In Python, web-based interactive visualization could be done in two ways. In the first, VNC-like approach, user actions are captured by Javascript, transferred to Python which generates a static visualization and returns it back to the browser as a compressed image. In the second approach, the actual visualization happens entirely in the browser. The first approach is probably more generic and simpler to implement, whereas the latter could be useful for static notebooks or webpages. In a data sharing perspective, having a pure HTML/Javascript interactive visualization that does not require a Python backend engine would be quite relevant. Both approaches are complementary.

The future

In summary, the technology for hardware-accelerated interactive visualization in Python and in the browser is there. Different Python libraries have been developed independently, have different code bases, offer different programming interfaces and are not mutually compatible. For these reasons, the developers of these libraries are currently working on a new project that has the goal to allow more sharing of code between these libraries, and to provide interfaces to OpenGL at different levels of abstraction and generality. The long-term goal for this project is to offer a single library for high-performance visualization, be it 2D or 3D, for scientific purposes or not, etc.
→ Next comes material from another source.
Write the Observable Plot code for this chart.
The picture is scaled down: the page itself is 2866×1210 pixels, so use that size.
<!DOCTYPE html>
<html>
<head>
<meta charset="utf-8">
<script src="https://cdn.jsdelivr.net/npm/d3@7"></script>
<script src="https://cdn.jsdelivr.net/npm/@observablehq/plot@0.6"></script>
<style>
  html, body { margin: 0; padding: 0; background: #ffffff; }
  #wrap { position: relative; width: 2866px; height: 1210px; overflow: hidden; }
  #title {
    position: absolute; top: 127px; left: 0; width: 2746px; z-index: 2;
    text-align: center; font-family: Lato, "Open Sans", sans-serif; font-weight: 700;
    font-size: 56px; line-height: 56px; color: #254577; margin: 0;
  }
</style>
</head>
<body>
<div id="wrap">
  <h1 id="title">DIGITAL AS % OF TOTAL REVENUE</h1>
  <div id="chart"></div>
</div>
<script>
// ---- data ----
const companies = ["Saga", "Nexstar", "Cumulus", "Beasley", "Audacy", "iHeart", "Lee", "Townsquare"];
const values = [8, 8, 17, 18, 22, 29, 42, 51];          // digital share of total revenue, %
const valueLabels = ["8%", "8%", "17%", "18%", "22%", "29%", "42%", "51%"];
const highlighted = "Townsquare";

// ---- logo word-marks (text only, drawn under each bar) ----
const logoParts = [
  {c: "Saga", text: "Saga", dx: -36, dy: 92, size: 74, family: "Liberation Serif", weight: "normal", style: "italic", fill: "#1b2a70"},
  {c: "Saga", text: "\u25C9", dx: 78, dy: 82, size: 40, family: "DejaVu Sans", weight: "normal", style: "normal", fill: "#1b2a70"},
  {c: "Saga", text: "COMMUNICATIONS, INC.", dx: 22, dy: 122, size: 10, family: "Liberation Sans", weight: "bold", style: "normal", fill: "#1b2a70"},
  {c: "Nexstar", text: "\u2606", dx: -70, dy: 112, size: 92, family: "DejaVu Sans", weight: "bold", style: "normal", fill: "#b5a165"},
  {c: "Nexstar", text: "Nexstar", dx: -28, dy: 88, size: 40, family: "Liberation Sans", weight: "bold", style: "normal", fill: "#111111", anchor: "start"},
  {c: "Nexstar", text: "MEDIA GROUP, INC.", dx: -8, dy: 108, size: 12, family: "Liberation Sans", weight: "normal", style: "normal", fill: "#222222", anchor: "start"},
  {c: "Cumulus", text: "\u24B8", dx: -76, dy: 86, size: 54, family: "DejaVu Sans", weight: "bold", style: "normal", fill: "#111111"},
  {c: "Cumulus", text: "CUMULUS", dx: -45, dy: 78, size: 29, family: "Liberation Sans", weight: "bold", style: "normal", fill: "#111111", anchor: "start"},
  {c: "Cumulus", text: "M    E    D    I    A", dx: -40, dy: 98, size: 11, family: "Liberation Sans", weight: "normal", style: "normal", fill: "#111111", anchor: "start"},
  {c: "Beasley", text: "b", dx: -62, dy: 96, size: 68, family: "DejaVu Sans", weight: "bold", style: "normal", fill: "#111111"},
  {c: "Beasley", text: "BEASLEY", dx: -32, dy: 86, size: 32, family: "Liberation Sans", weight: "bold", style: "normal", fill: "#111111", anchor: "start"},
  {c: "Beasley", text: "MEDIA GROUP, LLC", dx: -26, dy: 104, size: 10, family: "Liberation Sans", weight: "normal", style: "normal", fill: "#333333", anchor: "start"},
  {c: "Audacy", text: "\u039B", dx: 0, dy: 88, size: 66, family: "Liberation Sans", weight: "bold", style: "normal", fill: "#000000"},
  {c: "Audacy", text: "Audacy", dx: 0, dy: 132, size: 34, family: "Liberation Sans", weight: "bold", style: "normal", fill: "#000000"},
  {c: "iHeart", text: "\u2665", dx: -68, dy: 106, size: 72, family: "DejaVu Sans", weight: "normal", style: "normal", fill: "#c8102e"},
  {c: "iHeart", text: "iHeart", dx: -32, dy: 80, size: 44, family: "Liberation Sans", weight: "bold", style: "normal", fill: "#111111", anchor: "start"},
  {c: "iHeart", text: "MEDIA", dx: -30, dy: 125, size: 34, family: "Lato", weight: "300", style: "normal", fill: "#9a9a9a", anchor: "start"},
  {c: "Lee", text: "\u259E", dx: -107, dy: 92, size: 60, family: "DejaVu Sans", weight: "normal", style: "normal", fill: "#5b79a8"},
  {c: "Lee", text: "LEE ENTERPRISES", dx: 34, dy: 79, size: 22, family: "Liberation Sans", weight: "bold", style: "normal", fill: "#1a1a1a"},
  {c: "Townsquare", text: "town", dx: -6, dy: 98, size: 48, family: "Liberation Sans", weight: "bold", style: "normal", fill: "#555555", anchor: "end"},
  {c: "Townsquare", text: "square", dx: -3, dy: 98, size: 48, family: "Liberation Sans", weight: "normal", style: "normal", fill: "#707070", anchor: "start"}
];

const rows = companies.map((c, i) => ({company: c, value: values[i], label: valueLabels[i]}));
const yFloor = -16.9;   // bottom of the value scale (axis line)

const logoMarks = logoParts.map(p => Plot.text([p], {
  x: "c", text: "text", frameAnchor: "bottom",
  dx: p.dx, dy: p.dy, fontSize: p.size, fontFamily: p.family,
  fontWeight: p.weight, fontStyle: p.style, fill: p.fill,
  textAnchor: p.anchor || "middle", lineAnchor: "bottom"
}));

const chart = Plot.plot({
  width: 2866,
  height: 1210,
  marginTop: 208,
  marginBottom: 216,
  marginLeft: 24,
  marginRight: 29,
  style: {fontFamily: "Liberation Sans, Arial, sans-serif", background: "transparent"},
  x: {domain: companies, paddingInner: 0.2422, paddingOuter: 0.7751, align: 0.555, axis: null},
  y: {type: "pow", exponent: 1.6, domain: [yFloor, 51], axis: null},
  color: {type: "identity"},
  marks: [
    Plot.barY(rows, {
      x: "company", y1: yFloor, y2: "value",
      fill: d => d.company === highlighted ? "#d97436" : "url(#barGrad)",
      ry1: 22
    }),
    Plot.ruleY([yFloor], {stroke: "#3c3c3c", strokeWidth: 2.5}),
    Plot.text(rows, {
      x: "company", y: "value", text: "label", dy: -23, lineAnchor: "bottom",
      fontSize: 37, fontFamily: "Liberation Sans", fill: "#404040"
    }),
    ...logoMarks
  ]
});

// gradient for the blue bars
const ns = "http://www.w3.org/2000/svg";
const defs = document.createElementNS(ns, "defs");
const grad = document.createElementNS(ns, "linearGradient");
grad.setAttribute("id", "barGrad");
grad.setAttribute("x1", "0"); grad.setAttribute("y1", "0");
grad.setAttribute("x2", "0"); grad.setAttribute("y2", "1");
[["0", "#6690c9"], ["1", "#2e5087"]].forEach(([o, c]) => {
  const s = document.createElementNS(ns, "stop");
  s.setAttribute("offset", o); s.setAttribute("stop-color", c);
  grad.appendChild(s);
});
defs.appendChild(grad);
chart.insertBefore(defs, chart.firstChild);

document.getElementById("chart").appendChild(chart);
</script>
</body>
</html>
But for now, we're focusing on building high-quality modules operating at different levels of abstraction, from low-level OpenGL to high-level plotting and interaction commands. We'll start with the low-level blocks, so that we can rewrite our different libraries on top of them.

That's an ambitious and difficult project that will take time, but the core technology and code is already there. The hard part is to create a coherent, flexible and high-quality architecture for supporting different levels of abstraction in a seamless and efficient way. I'm confident that we'll come up with a solid piece of software at some point. And of course, if you're interested, you're welcome to contribute.